Department store nostalgia
Only the very young in this country don’t have some memory of visiting a regional department store. There aren’t many of them left—a shocking number of them have been renamed Macy’s—and that’s left us nostalgic.
For me it was Dayton’s in the Twin Cities. There was another one, Donaldson’s, but that became a Carson Pirie Scott and Minnesotans, very territorial and loyal in their retail habits, resented that. We still had Dayton’s. Until they changed the name to Marshall Field’s, another move that Minnesotans resented. And just as we were getting used to that, it all became Macy’s, and not just in Minnesota and Marshall Field’s, everywhere.
Some shoppers have taken that resentment and tried to build an odd consumer/social movement, like Field’s Fans of Chicago.
Others, though, have taken to documenting the vanishing history of all those department stores across the country. Here are two great examples.

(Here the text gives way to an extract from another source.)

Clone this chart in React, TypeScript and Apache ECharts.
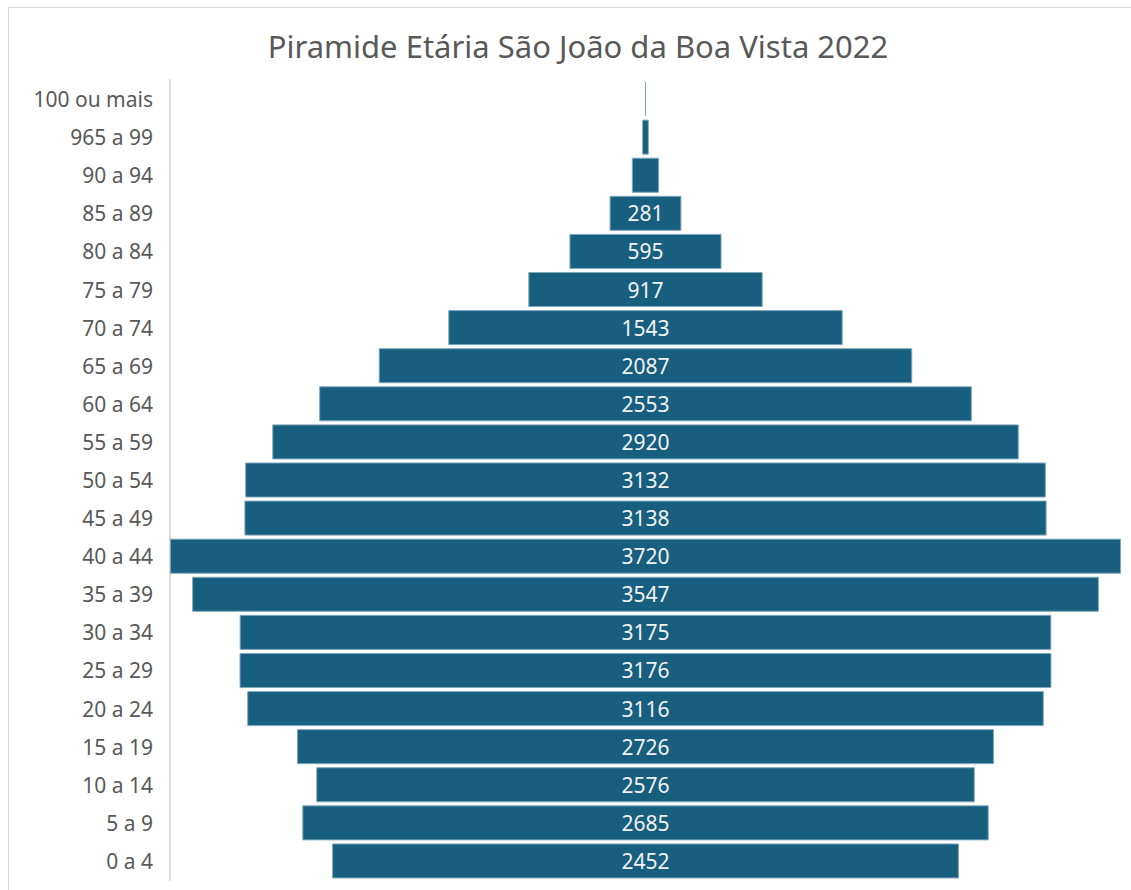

The Department Store Museum: Run by an architect named Bruce Allen Kopytek, the Department Store Museum has old photos, charge cards, store directories and links to books and video lectures. The range of stores Kopytek covers is astonishing: everything from Northern Commercial Company in Anchorage, Alaska to ZCMI in Salt Lake City, Utah. Kopytek is also the author of a new book called Jacobson’s: I Miss It So!: The Story of a Michigan Fashion Institution, about the Jackson, Mich.-based department store that operated for 134 years until 2002.
DepartmentStoreHistory.net: This site is the home of consumer historian Jan Whitaker’s department store research. She’s written two notable books on the subject: The World of Department Stores (2011) and Service and Style: How the American Department Store Fashioned the Middle Class (2006).